Falling House Prices in the UK

by Mark Johnston

After a decade property market boom prices began to tumble in 2008 as banks began retreating from easy lending. House prices fall accelerated throughout 2008 and activity in the property market hit record lows in early 2009. Property price statistics for 2008-2009 painted a bleak picture, although they did not fully reflect the devastation wreaked so rapidly, this was due to the credit crunch.

There was a brief recovery in 2010 in the property market. However with the severe rationing of mortgages combined with an influx of would be sellers thus producing a surplus of sellers over buyers.

According to analysis by accountancy firm Price Waterhouse Cooper (PWC) the average United Kingdom house price is unlikely to return to its previous peak, adding there was only approximately a 50% chance prices would recover to their pre 2007 levels by the year 2020.

Land registry figures for England and Wales the average house prices have fallen by 12% or £21,232 since the peak in 2007. Communities and local department suggested that the annual home price fall was approximately 1.6% meaning the average UK home was worth around £203,528.

Nationwide building society figures suggest that the average house price rose to £168,731 more than January’s figures of £161,211 however there was only 204,000 property transactions recorded in the three months to June.

Many estate agents have reported a stand off between sellers and buyers, with sellers reluctant to lower the house price and buyers UN willing to pay over the odds. This is hardly surprising as buyers especially first time buyers now need deposits in the region of £60,000 and also need to earn more than 30% more than the average wage.

Mortgages are the key to the property market, without a mortgage the majority of buyers can not purchase a home. Price availability and restrictions imposed on mortgages have the biggest impact on buyer’s ability to purchase a home.

Banks fearful of huge losses have dramatically cut back on mortgage lending thus a vicious circle begins. Banks cut back on lending and raise deposits, fewer home buyers can secure finance, property prices fall and banks then in turn become more fearful and cut back further on lending.

Home buyers with a deposit would be amongst those to gain from the current situation, benefiting from relatively low mortgage interest rates while those with out a deposit would be potential losers.

Estate agents state that they are struggling to sell properties, unless sellers are willing to accept their expectations on prices need to be lowered. However estate agents are reluctant to turn down any new instruction and are still taking on all properties, some of these are remaining unsold until sellers start to cut their prices.
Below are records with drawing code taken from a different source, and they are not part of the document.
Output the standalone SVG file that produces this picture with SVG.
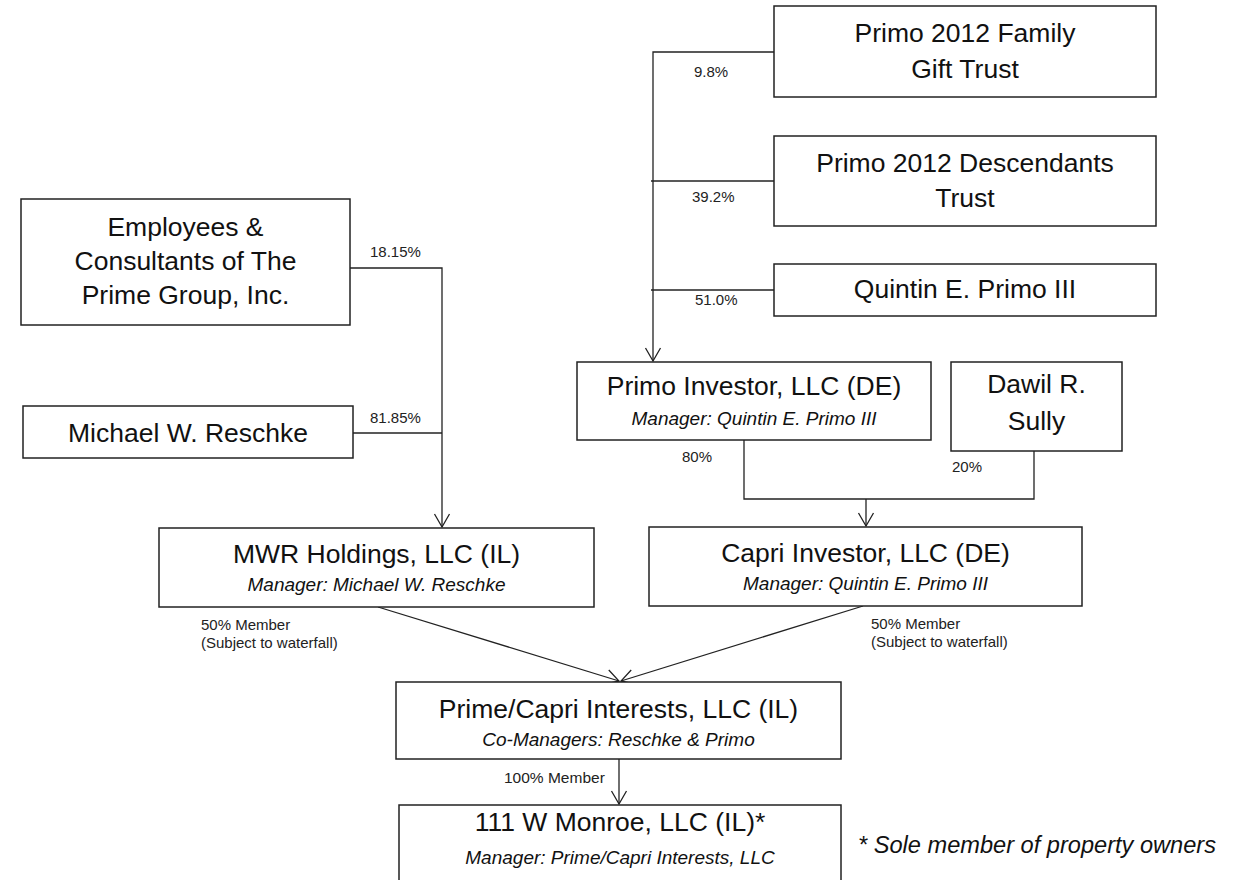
<svg xmlns="http://www.w3.org/2000/svg" width="1246" height="880" viewBox="0 0 1246 880">
<style>
.box{fill:#fff;stroke:#222;stroke-width:1.5}
.t{font-family:"Liberation Sans",Arial,sans-serif;font-size:26.5px;fill:#111;text-anchor:middle}
.s{font-family:"Liberation Sans",Arial,sans-serif;font-size:19px;font-style:italic;fill:#111;text-anchor:middle}
.l{font-family:"Liberation Sans",Arial,sans-serif;font-size:15px;fill:#222}
.c{fill:none;stroke:#222;stroke-width:1.3}
</style>
<defs>
<marker id="arr" markerUnits="userSpaceOnUse" markerWidth="20" markerHeight="20" viewBox="-16 -10 20 20" refX="0" refY="0" orient="auto" overflow="visible">
<path d="M-13,-7.5 L0,0 L-13,7.5" fill="none" stroke="#222" stroke-width="1.3"/>
</marker>
</defs>
<rect width="1246" height="880" fill="#fff"/>

<g id="connectors">
<polyline class="c" points="774,52 653,52 653,361" marker-end="url(#arr)"/>
<line class="c" x1="651" y1="181" x2="774" y2="181"/>
<line class="c" x1="651" y1="290" x2="774" y2="290"/>
<polyline class="c" points="350,268 442,268 442,527" marker-end="url(#arr)"/>
<line class="c" x1="353" y1="433" x2="442" y2="433"/>
<polyline class="c" points="744,440 744,499 1034,499 1034,451"/>
<line class="c" x1="866" y1="499" x2="866" y2="526" marker-end="url(#arr)"/>
<line class="c" x1="378" y1="607" x2="619" y2="681" marker-end="url(#arr)"/>
<line class="c" x1="863" y1="606" x2="621" y2="681" marker-end="url(#arr)"/>
<line class="c" x1="619" y1="759" x2="619" y2="804" marker-end="url(#arr)"/>
<text class="l" x="694" y="77">9.8%</text>
<text class="l" x="692" y="202">39.2%</text>
<text class="l" x="695" y="305">51.0%</text>
<text class="l" x="370" y="257">18.15%</text>
<text class="l" x="370" y="423">81.85%</text>
<text class="l" x="682" y="462">80%</text>
<text class="l" x="952" y="472">20%</text>
<text class="l" x="201" y="630">50% Member</text>
<text class="l" x="201" y="648">(Subject to waterfall)</text>
<text class="l" x="871" y="629">50% Member</text>
<text class="l" x="871" y="647">(Subject to waterfall)</text>
<text class="l" x="504" y="783" style="font-size:15.5px">100% Member</text>
</g>

<g id="gift-trust">
<rect class="box" x="774" y="6" width="382" height="91"/>
<text class="t" x="965" y="42">Primo 2012 Family</text>
<text class="t" x="965" y="78">Gift Trust</text>
</g>
<g id="descendants-trust">
<rect class="box" x="774" y="136" width="382" height="90"/>
<text class="t" x="965" y="172">Primo 2012 Descendants</text>
<text class="t" x="965" y="207">Trust</text>
</g>
<g id="quintin">
<rect class="box" x="774" y="264" width="382" height="52"/>
<text class="t" x="965" y="298">Quintin E. Primo III</text>
</g>
<g id="employees">
<rect class="box" x="21" y="199" width="329" height="126"/>
<text class="t" x="185.5" y="236">Employees &amp;</text>
<text class="t" x="185.5" y="270">Consultants of The</text>
<text class="t" x="185.5" y="304">Prime Group, Inc.</text>
</g>
<g id="reschke">
<rect class="box" x="23" y="406" width="330" height="52"/>
<text class="t" x="188" y="442">Michael W. Reschke</text>
</g>
<g id="primo-investor">
<rect class="box" x="577" y="362" width="354" height="78"/>
<text class="t" x="754" y="395">Primo Investor, LLC (DE)</text>
<text class="s" x="754" y="425">Manager: Quintin E. Primo III</text>
</g>
<g id="sully">
<rect class="box" x="951" y="362" width="171" height="89"/>
<text class="t" x="1036.5" y="393">Dawil R.</text>
<text class="t" x="1036.5" y="430">Sully</text>
</g>
<g id="mwr">
<rect class="box" x="159" y="528" width="435" height="79"/>
<text class="t" x="376.5" y="563">MWR Holdings, LLC (IL)</text>
<text class="s" x="376.5" y="591">Manager: Michael W. Reschke</text>
</g>
<g id="capri">
<rect class="box" x="649" y="527" width="433" height="79"/>
<text class="t" x="865.5" y="562">Capri Investor, LLC (DE)</text>
<text class="s" x="865.5" y="590">Manager: Quintin E. Primo III</text>
</g>
<g id="prime-capri">
<rect class="box" x="396" y="682" width="445" height="77"/>
<text class="t" x="618.5" y="718">Prime/Capri Interests, LLC (IL)</text>
<text class="s" x="618.5" y="746">Co-Managers: Reschke &amp; Primo</text>
</g>
<g id="monroe">
<rect class="box" x="399" y="805" width="442" height="90"/>
<text class="t" x="620" y="831">111 W Monroe, LLC (IL)*</text>
<text class="s" x="620" y="864">Manager: Prime/Capri Interests, LLC</text>
</g>
<g id="footnote">
<text class="s" x="858" y="853" style="text-anchor:start;font-size:23.6px">* Sole member of property owners</text>
</g>
</svg>
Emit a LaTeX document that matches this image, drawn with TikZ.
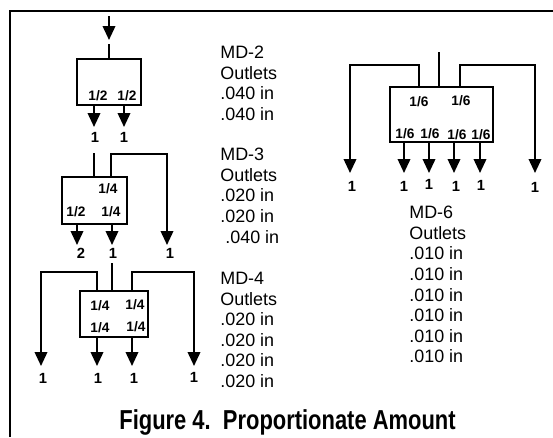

There are two factors that have stopped sales and prices falling more sharply. Firstly the Bank of England keeping interest rates as low as possible for as long as possible and secondly lower than expected rise in unemployment.

Expert commentators are divided about whether house prices will fall, rise or stabilise in the coming 12 months. Whatever happens to house prices in 2011 many analysis’s  believe that mortgage borrowing and complete sales will stay at very low levels.